Contact: James Bopp, Jr.
Phone: 812-232-2434; Fax 812-235-3685
jboppjr@aol.com

Ninth Circuit Strikes Down PAC-Style Burdens on Groups Making Independent Expenditures Advocating for or Against Ballot Measures

Yesterday, the U.S. Court of Appeals for the Ninth Circuit dismantled a large portion of California’s disclosure scheme with regard to ballot measure advocacy. The case was brought by  California Prolife Council (“CPLC”), a state prolife group that occasionally supports or opposes ballot measures. For example, CPLC sometimes adds a small item asking readers to vote for or against a ballot measure to its newsletters or voter guides.

However, California imposes complex requirements on groups doing ballot measure advocacy. A group whose major purpose is not ballot measure advocacy can still find itself treated like a political committee (“PAC”). If forced into such PAC status, the group can be required to have a treasurer, do extensive recordkeeping, and make multiple and ongoing reports, even if they aren’t making expenditures for ballot measure advocacy. The only way to escape PAC status is to dissolve as a group and dispose of all the group’s assets in state-approved ways.

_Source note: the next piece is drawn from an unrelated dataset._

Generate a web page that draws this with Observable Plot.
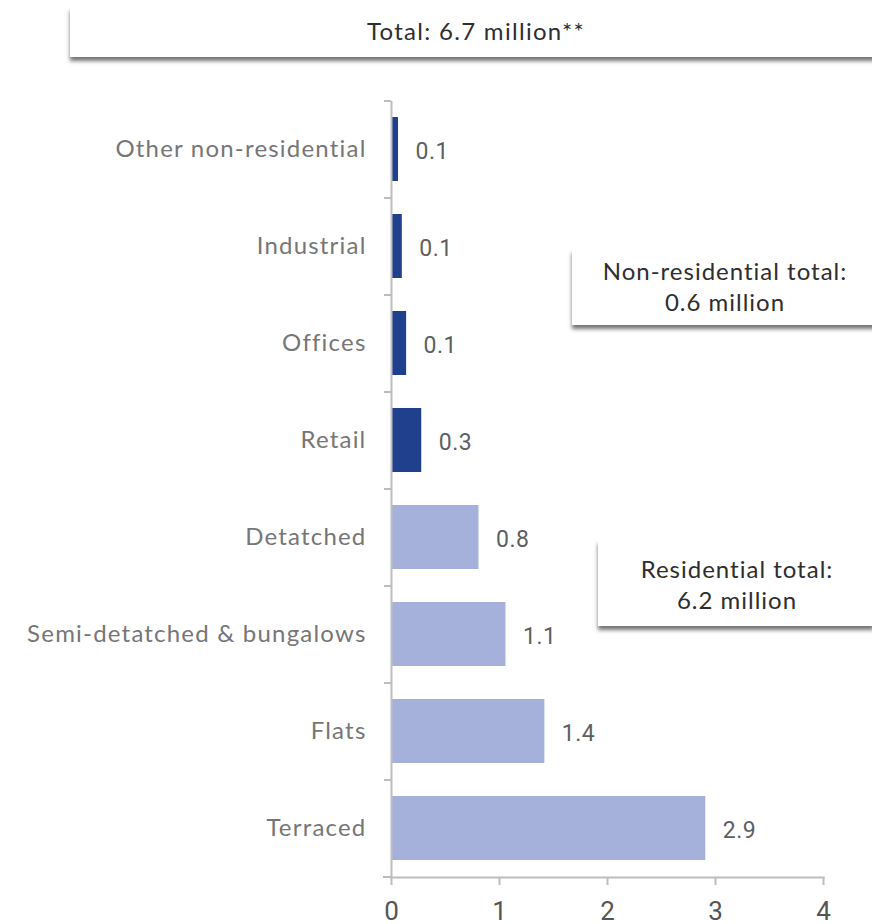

Moreover, California law requires groups like CPLC to report people who make a “contribution” to the group, on the theory that they are supporting the ballot measure advocacy. Although the law says that a gift is properly a “contribution” only if the donor has the “purpose” of influencing a ballot measure, California presumes that donors have such a “purpose” if they give to a group that has in the last 4-5 years made two expenditures for ballot measure advocacy. So after the group’s second expenditure, a donor who gave just to support the group in general is reported as giving to support a ballot measure, which may not be true at all. For a variety of reasons, many donors do not wish to have their donations to a group publicly disclosed, especially when the group takes strong positions on matters of public controversy.

CPLC challenged the law because it wanted to do ballot measure advocacy on occasion but did not want to assume the endless burdens of PAC status. And it did not want to have to report its donors as persons who support a ballot measure when they did not give to CPLC for that purpose.

The Ninth Circuit struck down the PAC burden requirement, holding that such burdens could not be imposed on groups just doing ballot measure advocacy. Rather, California could only require simple one-time reports when expenditures for ballot measure advocacy were done. And the Ninth Circuit limited the way in which donors would have to be reported as having made a “contribution” in support of a group’s ballot measure advocacy. If donors really did not have the “purpose” of supporting ballot measure advocacy, they would not have to be disclosed.

This means that multi-purpose groups like CPLC that do occasional ballot measure advocacy only have to file a report when they actually do ballot measure advocacy. And they don’t have to report donors if the donor did not intend to support ballot measure advocacy.